On 6 November, ten days after Chen's departure, Sō Sadashige—the Japanese daimyo who ruled Tsushima Island—offered the Korean king gifts of pepper, fragrant wood, and peacocks, saying that they were from a southern ship that his troops had captured. Cho Hung-guk speculates that this was from the cargo of Chen Yanxiang.
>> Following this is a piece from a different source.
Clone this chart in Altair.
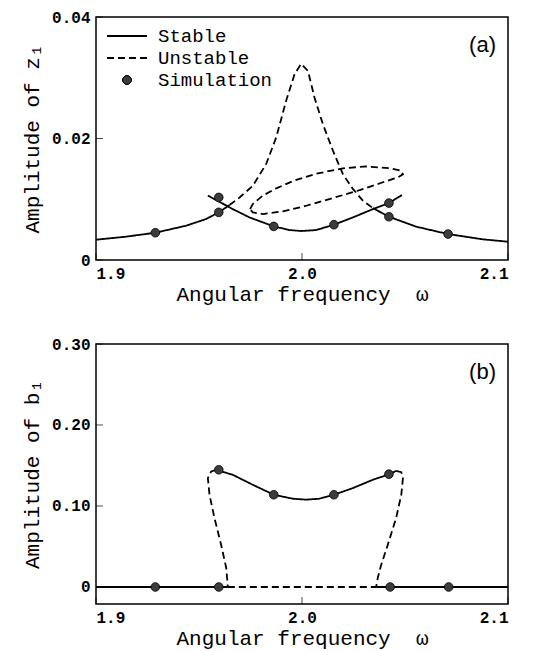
import altair as alt
import pandas as pd

# ---------------- Panel (a): amplitude of z1 ----------------
a_left_x = [1.900, 1.9146, 1.9288, 1.9437, 1.9534, 1.9596, 1.9648]
a_left_y = [0.00334, 0.00384, 0.00449, 0.00564, 0.00674, 0.00784, 0.00904]

a_peak_x = [1.9648, 1.9697, 1.9761, 1.9826, 1.9875, 1.9923, 1.9964, 1.9996, 2.0029,
            2.0061, 2.0101, 2.0150, 2.0199, 2.0247, 2.0296, 2.0344]
a_peak_y = [0.00904, 0.0103, 0.0122, 0.0158, 0.0202, 0.0262, 0.0306, 0.0323, 0.0311,
            0.0267, 0.0224, 0.0180, 0.0141, 0.0117, 0.00975, 0.00855]

a_right_x = [2.0344, 2.0422, 2.0555, 2.0709, 2.0879, 2.100]
a_right_y = [0.00855, 0.00712, 0.00548, 0.00427, 0.00340, 0.00301]

a_hump_x = [1.9543, 1.9596, 1.9664, 1.9745, 1.9863, 1.9940, 1.9996, 2.0069, 2.0155,
            2.0247, 2.0344, 2.0422, 2.0485]
a_hump_y = [0.0106, 0.00964, 0.00838, 0.00701, 0.00553, 0.00493, 0.00477, 0.00493,
            0.00581, 0.00701, 0.00838, 0.00937, 0.0107]

a_loop_x = [1.9748, 1.9761, 1.9810, 1.9875, 1.9956, 2.0069, 2.0199, 2.0312, 2.0426,
            2.0482, 2.0490, 2.0466, 2.0393, 2.0280, 2.0150, 2.0021, 1.9907, 1.9810,
            1.9761, 1.9748]
a_loop_y = [0.00838, 0.00921, 0.0106, 0.0118, 0.0130, 0.0142, 0.0151, 0.0154, 0.0151,
            0.0147, 0.0141, 0.0136, 0.0128, 0.0115, 0.0102, 0.00893, 0.00800, 0.00756,
            0.00784, 0.00838]

a_sim_x = [1.9288, 1.9596, 1.9596, 1.9863, 2.0155, 2.0422, 2.0422, 2.0709]
a_sim_y = [0.00449, 0.0103, 0.00784, 0.00553, 0.00581, 0.00937, 0.00712, 0.00427]

# ---------------- Panel (b): amplitude of b1 ----------------
b_zero_l_x = [1.900, 1.9640]
b_zero_l_y = [0.0, 0.0]
b_zero_m_x = [1.9640, 2.0360]
b_zero_m_y = [0.0, 0.0]
b_zero_r_x = [2.0360, 2.100]
b_zero_r_y = [0.0, 0.0]

b_hump_x = [1.9583, 1.9664, 1.9761, 1.9863, 1.9955, 2.0020, 2.0085, 2.0155, 2.0247,
            2.0344, 2.0425, 2.0457]
b_hump_y = [0.1447, 0.1385, 0.1262, 0.1139, 0.1090, 0.1078, 0.1090, 0.1139, 0.1221,
            0.1324, 0.1393, 0.1434]

b_dl_x = [1.9583, 1.9559, 1.9543, 1.9551, 1.9575, 1.9607, 1.9632, 1.9640]
b_dl_y = [0.1447, 0.1426, 0.1344, 0.1139, 0.0852, 0.0525, 0.0238, 0.0]

b_dr_x = [2.0457, 2.0482, 2.0490, 2.0482, 2.0457, 2.0417, 2.0385, 2.0368, 2.0360]
b_dr_y = [0.1434, 0.1418, 0.1344, 0.1139, 0.0852, 0.0525, 0.0279, 0.0115, 0.0]

b_sim_x = [1.9288, 1.9596, 2.0428, 2.0712, 1.9596, 1.9863, 2.0155, 2.0422]
b_sim_y = [0.0, 0.0, 0.0, 0.0, 0.1447, 0.1139, 0.1139, 0.1393]

legend_labels = ["Stable", "Unstable", "Simulation"]

x_ticks = [1.9, 2.0, 2.1]
a_y_ticks = [0.0, 0.02, 0.04]
b_y_ticks = [0.0, 0.10, 0.20, 0.30]

FONT = "Liberation Mono"
W, H_A, H_B = 412, 243, 260


def segs(parts):
    rows = []
    for sid, (xs, ys, kind) in enumerate(parts):
        for i, (x, y) in enumerate(zip(xs, ys)):
            rows.append({"x": x, "y": y, "seg": sid, "kind": kind, "i": i})
    return pd.DataFrame(rows)


a_lines = segs([
    (a_left_x, a_left_y, "Stable"),
    (a_peak_x, a_peak_y, "Unstable"),
    (a_right_x, a_right_y, "Stable"),
    (a_hump_x, a_hump_y, "Stable"),
    (a_loop_x, a_loop_y, "Unstable"),
])
b_lines = segs([
    (b_zero_l_x, b_zero_l_y, "Stable"),
    (b_zero_m_x, b_zero_m_y, "Unstable"),
    (b_zero_r_x, b_zero_r_y, "Stable"),
    (b_hump_x, b_hump_y, "Stable"),
    (b_dl_x, b_dl_y, "Unstable"),
    (b_dr_x, b_dr_y, "Unstable"),
])
a_sim = pd.DataFrame({"x": a_sim_x, "y": a_sim_y})
b_sim = pd.DataFrame({"x": b_sim_x, "y": b_sim_y})
xt = pd.DataFrame({"v": x_ticks})
legend_df = pd.DataFrame({"label": legend_labels, "row": list(range(len(legend_labels)))})

XTITLE = "Angular frequency\u00a0\u00a0ω"


def panel(lines, sim, ydom, yticks, ytitle, H, tag, with_legend):
    xscale = alt.Scale(domain=[1.9, 2.1], nice=False, zero=False)
    yscale = alt.Scale(domain=ydom, nice=False, zero=False)
    xaxis = alt.Axis(values=x_ticks, format=".1f", title=XTITLE,
                     domain=False, ticks=False, grid=False, labelPadding=5,
                     titlePadding=2)
    yaxis = alt.Axis(values=yticks, labelExpr="datum.value == 0 ? '0' : format(datum.value, '.2f')",
                     title=ytitle, domain=False, ticks=False, grid=False,
                     labelPadding=6, titlePadding=9)
    X = alt.X("x:Q", scale=xscale, axis=xaxis)
    Y = alt.Y("y:Q", scale=yscale, axis=yaxis)

    line = alt.Chart(lines).mark_line(color="black", strokeWidth=1.8, clip=True).encode(
        x=X, y=Y, detail="seg:N", order="i:Q",
        strokeDash=alt.StrokeDash("kind:N", legend=None,
                                  scale=alt.Scale(domain=["Stable", "Unstable"],
                                                  range=[[1, 0], [7, 4]])))
    pts = alt.Chart(sim).mark_point(filled=True, fill="#3c3c3c", stroke="black",
                                    strokeWidth=0.8, size=75, opacity=1).encode(
        x=alt.X("x:Q", scale=xscale), y=alt.Y("y:Q", scale=yscale))

    xtick = alt.Chart(xt).mark_tick(color="black", thickness=1, size=7).encode(
        x=alt.X("v:Q", scale=xscale), y=alt.value(H - 3.5))
    ytick = alt.Chart(pd.DataFrame({"v": yticks})).mark_tick(
        color="black", thickness=1, size=7, orient="horizontal").encode(
        y=alt.Y("v:Q", scale=yscale), x=alt.value(3.5))

    tag_txt = alt.Chart(pd.DataFrame({"t": [tag]})).mark_text(
        font="Liberation Sans", fontSize=22, align="right", baseline="middle",
        color="black").encode(text="t:N", x=alt.value(400), y=alt.value(28))

    layers = [line, pts, xtick, ytick, tag_txt]
    if with_legend:
        ltxt = alt.Chart(legend_df).transform_calculate(
            py="19 + 22 * datum.row").mark_text(
            font=FONT, fontSize=19, align="left", baseline="middle", color="black").encode(
            text="label:N", x=alt.value(62), y=alt.Y("py:Q", scale=None))
        l1 = alt.Chart(legend_df).mark_rule(color="black", strokeWidth=1.8).encode(
            x=alt.value(11), x2=alt.value(51), y=alt.value(19))
        l2 = alt.Chart(legend_df).mark_rule(color="black", strokeWidth=1.8,
                                            strokeDash=[7, 4]).encode(
            x=alt.value(11), x2=alt.value(51), y=alt.value(41))
        l3 = alt.Chart(legend_df).mark_point(filled=True, fill="#3c3c3c", stroke="black",
                                             strokeWidth=0.8, size=75, opacity=1).encode(
            x=alt.value(31), y=alt.value(63))
        layers += [ltxt, l1, l2, l3]
    return alt.layer(*layers).properties(width=W, height=H)


pa = panel(a_lines, a_sim, [0, 0.04], a_y_ticks, "Amplitude of z₁", H_A, "(a)", True)
pb = panel(b_lines, b_sim, [-0.021, 0.30], b_y_ticks, "Amplitude of b₁", H_B, "(b)", False)

chart = alt.vconcat(pa, pb, spacing=30).configure_view(
    stroke="black", strokeWidth=1.5
).configure_axis(
    labelFont=FONT, labelFontSize=16, labelFontWeight="bold", labelColor="black",
    titleFont=FONT, titleFontSize=21, titleFontWeight="normal", titleColor="black"
).properties(padding={"left": 12, "right": 0, "top": 0, "bottom": 0}, background="white")

chart.save("out.html", embed_options={"renderer": "svg", "actions": False})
Chen's successful return voyage may have alerted the Javanese to the benefits of commercial and political ties to Korea and Japan, and at some point, the Javanese king sent Chen as an ambassador to Japan. This appears to have been an official embassy, as Chen now claimed the aristocratic title arya given to the highest-ranking ambassadors in Majapahit court protocol. Chen reached the Japanese port of Hakata in the seventh lunisolar month (21 July – 20 August) of 1411 and was allowed to visit the Japanese capital of Kyoto in early 1412. At the same time, he sent his grandson, Chen Shichong (Chinese: 陳實崇 Chén Shíchóng), to Korea with Southeast Asian goods to thank the Korean government for its prior hospitality.

Chen Shichong arrived in Korea in the fourth lunisolar month (11 May – 10 June) of 1412 and left on 3 July. Chen Shichong asked the Korean government for a naval escort back to Java, noting the dangers of Japanese pirates on the seas, who had repeatedly robbed his grandfather and might "murder us on the way [back] and conceal the traces [of the murder]." The Korean government declined, reflecting its tepid attitude towards maritime ventures and foreign commerce.

The Korean government's refusal of an escort is the last mention of Chen Yanxiang or his family in the surviving sources.